_Task statement_
Below is some material; transcribe all of it exactly.

_Dataset excerpt_

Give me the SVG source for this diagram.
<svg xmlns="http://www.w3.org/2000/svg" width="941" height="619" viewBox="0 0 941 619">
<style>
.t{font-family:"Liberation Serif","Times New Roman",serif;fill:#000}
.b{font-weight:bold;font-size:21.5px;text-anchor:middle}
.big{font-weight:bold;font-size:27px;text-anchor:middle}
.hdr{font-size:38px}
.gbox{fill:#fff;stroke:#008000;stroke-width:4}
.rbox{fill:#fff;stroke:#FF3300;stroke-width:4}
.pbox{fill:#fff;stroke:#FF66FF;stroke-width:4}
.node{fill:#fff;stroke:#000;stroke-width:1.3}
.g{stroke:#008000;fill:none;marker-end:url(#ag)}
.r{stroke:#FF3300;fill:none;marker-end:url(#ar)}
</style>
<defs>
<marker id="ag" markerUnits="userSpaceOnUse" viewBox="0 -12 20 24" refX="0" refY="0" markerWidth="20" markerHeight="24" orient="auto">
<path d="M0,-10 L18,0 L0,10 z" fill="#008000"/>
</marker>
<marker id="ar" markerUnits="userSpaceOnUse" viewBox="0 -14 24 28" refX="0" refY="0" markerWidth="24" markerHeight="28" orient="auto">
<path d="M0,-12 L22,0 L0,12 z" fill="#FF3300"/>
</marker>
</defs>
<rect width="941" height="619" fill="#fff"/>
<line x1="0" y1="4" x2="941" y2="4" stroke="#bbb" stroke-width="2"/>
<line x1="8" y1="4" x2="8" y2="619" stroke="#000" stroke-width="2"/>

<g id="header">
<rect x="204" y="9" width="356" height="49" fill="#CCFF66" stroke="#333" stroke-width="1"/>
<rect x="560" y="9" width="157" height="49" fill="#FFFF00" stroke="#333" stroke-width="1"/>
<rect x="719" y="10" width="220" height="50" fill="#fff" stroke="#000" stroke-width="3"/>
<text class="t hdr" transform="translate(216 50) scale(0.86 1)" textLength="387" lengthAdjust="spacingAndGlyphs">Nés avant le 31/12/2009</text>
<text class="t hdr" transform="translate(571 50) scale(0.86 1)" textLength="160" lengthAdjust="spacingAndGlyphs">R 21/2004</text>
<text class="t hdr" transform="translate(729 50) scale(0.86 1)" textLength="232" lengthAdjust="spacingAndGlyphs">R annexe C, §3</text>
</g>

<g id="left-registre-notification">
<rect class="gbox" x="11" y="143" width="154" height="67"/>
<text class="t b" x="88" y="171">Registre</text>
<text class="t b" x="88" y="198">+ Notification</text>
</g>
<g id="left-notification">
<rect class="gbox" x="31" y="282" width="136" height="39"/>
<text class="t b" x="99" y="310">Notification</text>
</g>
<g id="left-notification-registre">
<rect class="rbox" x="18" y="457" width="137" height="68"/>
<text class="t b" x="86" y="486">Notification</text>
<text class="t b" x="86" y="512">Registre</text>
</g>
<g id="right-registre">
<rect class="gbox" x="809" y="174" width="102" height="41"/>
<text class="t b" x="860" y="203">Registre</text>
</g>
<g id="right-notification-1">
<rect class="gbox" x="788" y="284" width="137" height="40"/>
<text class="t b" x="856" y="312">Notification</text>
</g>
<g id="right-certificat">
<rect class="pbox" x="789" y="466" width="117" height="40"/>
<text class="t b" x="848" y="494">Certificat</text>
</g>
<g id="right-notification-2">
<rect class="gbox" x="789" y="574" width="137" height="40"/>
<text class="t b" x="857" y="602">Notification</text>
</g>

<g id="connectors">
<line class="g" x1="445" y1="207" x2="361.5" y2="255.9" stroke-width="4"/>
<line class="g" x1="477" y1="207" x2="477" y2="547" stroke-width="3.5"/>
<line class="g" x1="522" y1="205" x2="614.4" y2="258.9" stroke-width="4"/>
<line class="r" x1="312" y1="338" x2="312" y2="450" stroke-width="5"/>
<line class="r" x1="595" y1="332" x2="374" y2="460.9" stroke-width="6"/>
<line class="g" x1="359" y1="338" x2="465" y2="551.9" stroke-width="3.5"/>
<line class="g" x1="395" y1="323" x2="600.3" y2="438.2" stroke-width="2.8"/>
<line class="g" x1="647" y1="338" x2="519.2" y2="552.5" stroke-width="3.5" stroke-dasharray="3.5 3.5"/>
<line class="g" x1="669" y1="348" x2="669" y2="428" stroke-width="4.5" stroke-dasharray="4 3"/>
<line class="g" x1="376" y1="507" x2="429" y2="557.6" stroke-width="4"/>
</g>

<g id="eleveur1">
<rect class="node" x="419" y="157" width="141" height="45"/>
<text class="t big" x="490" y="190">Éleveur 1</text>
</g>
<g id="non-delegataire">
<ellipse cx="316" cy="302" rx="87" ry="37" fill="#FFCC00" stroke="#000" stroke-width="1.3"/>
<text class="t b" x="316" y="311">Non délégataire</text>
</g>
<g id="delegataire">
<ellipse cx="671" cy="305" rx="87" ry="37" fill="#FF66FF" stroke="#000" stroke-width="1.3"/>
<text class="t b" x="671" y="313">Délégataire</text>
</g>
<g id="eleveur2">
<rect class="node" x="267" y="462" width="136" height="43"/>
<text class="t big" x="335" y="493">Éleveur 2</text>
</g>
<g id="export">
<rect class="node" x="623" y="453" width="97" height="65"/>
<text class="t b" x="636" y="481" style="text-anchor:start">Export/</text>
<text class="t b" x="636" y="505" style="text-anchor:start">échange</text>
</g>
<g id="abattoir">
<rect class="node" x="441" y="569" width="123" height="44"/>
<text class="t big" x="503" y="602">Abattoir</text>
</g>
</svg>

_The output_
Give me the SVG source for this diagram.
<svg xmlns="http://www.w3.org/2000/svg" width="941" height="619" viewBox="0 0 941 619">
<style>
.t{font-family:"Liberation Serif","Times New Roman",serif;fill:#000}
.b{font-weight:bold;font-size:21.5px;text-anchor:middle}
.big{font-weight:bold;font-size:27px;text-anchor:middle}
.hdr{font-size:38px}
.gbox{fill:#fff;stroke:#008000;stroke-width:4}
.rbox{fill:#fff;stroke:#FF3300;stroke-width:4}
.pbox{fill:#fff;stroke:#FF66FF;stroke-width:4}
.node{fill:#fff;stroke:#000;stroke-width:1.3}
.g{stroke:#008000;fill:none;marker-end:url(#ag)}
.r{stroke:#FF3300;fill:none;marker-end:url(#ar)}
</style>
<defs>
<marker id="ag" markerUnits="userSpaceOnUse" viewBox="0 -12 20 24" refX="0" refY="0" markerWidth="20" markerHeight="24" orient="auto">
<path d="M0,-10 L18,0 L0,10 z" fill="#008000"/>
</marker>
<marker id="ar" markerUnits="userSpaceOnUse" viewBox="0 -14 24 28" refX="0" refY="0" markerWidth="24" markerHeight="28" orient="auto">
<path d="M0,-12 L22,0 L0,12 z" fill="#FF3300"/>
</marker>
</defs>
<rect width="941" height="619" fill="#fff"/>
<line x1="0" y1="4" x2="941" y2="4" stroke="#bbb" stroke-width="2"/>
<line x1="8" y1="4" x2="8" y2="619" stroke="#000" stroke-width="2"/>

<g id="header">
<rect x="204" y="9" width="356" height="49" fill="#CCFF66" stroke="#333" stroke-width="1"/>
<rect x="560" y="9" width="157" height="49" fill="#FFFF00" stroke="#333" stroke-width="1"/>
<rect x="719" y="10" width="220" height="50" fill="#fff" stroke="#000" stroke-width="3"/>
<text class="t hdr" transform="translate(216 50) scale(0.86 1)" textLength="387" lengthAdjust="spacingAndGlyphs">Nés avant le 31/12/2009</text>
<text class="t hdr" transform="translate(571 50) scale(0.86 1)" textLength="160" lengthAdjust="spacingAndGlyphs">R 21/2004</text>
<text class="t hdr" transform="translate(729 50) scale(0.86 1)" textLength="232" lengthAdjust="spacingAndGlyphs">R annexe C, §3</text>
</g>

<g id="left-registre-notification">
<rect class="gbox" x="11" y="143" width="154" height="67"/>
<text class="t b" x="88" y="171">Registre</text>
<text class="t b" x="88" y="198">+ Notification</text>
</g>
<g id="left-notification">
<rect class="gbox" x="31" y="282" width="136" height="39"/>
<text class="t b" x="99" y="310">Notification</text>
</g>
<g id="left-notification-registre">
<rect class="rbox" x="18" y="457" width="137" height="68"/>
<text class="t b" x="86" y="486">Notification</text>
<text class="t b" x="86" y="512">Registre</text>
</g>
<g id="right-registre">
<rect class="gbox" x="809" y="174" width="102" height="41"/>
<text class="t b" x="860" y="203">Registre</text>
</g>
<g id="right-notification-1">
<rect class="gbox" x="788" y="284" width="137" height="40"/>
<text class="t b" x="856" y="312">Notification</text>
</g>
<g id="right-certificat">
<rect class="pbox" x="789" y="466" width="117" height="40"/>
<text class="t b" x="848" y="494">Certificat</text>
</g>
<g id="right-notification-2">
<rect class="gbox" x="789" y="574" width="137" height="40"/>
<text class="t b" x="857" y="602">Notification</text>
</g>

<g id="connectors">
<line class="g" x1="445" y1="207" x2="361.5" y2="255.9" stroke-width="4"/>
<line class="g" x1="477" y1="207" x2="477" y2="547" stroke-width="3.5"/>
<line class="g" x1="522" y1="205" x2="614.4" y2="258.9" stroke-width="4"/>
<line class="r" x1="312" y1="338" x2="312" y2="450" stroke-width="5"/>
<line class="r" x1="595" y1="332" x2="374" y2="460.9" stroke-width="6"/>
<line class="g" x1="359" y1="338" x2="465" y2="551.9" stroke-width="3.5"/>
<line class="g" x1="395" y1="323" x2="600.3" y2="438.2" stroke-width="2.8"/>
<line class="g" x1="647" y1="338" x2="519.2" y2="552.5" stroke-width="3.5" stroke-dasharray="3.5 3.5"/>
<line class="g" x1="669" y1="348" x2="669" y2="428" stroke-width="4.5" stroke-dasharray="4 3"/>
<line class="g" x1="376" y1="507" x2="429" y2="557.6" stroke-width="4"/>
</g>

<g id="eleveur1">
<rect class="node" x="419" y="157" width="141" height="45"/>
<text class="t big" x="490" y="190">Éleveur 1</text>
</g>
<g id="non-delegataire">
<ellipse cx="316" cy="302" rx="87" ry="37" fill="#FFCC00" stroke="#000" stroke-width="1.3"/>
<text class="t b" x="316" y="311">Non délégataire</text>
</g>
<g id="delegataire">
<ellipse cx="671" cy="305" rx="87" ry="37" fill="#FF66FF" stroke="#000" stroke-width="1.3"/>
<text class="t b" x="671" y="313">Délégataire</text>
</g>
<g id="eleveur2">
<rect class="node" x="267" y="462" width="136" height="43"/>
<text class="t big" x="335" y="493">Éleveur 2</text>
</g>
<g id="export">
<rect class="node" x="623" y="453" width="97" height="65"/>
<text class="t b" x="636" y="481" style="text-anchor:start">Export/</text>
<text class="t b" x="636" y="505" style="text-anchor:start">échange</text>
</g>
<g id="abattoir">
<rect class="node" x="441" y="569" width="123" height="44"/>
<text class="t big" x="503" y="602">Abattoir</text>
</g>
</svg>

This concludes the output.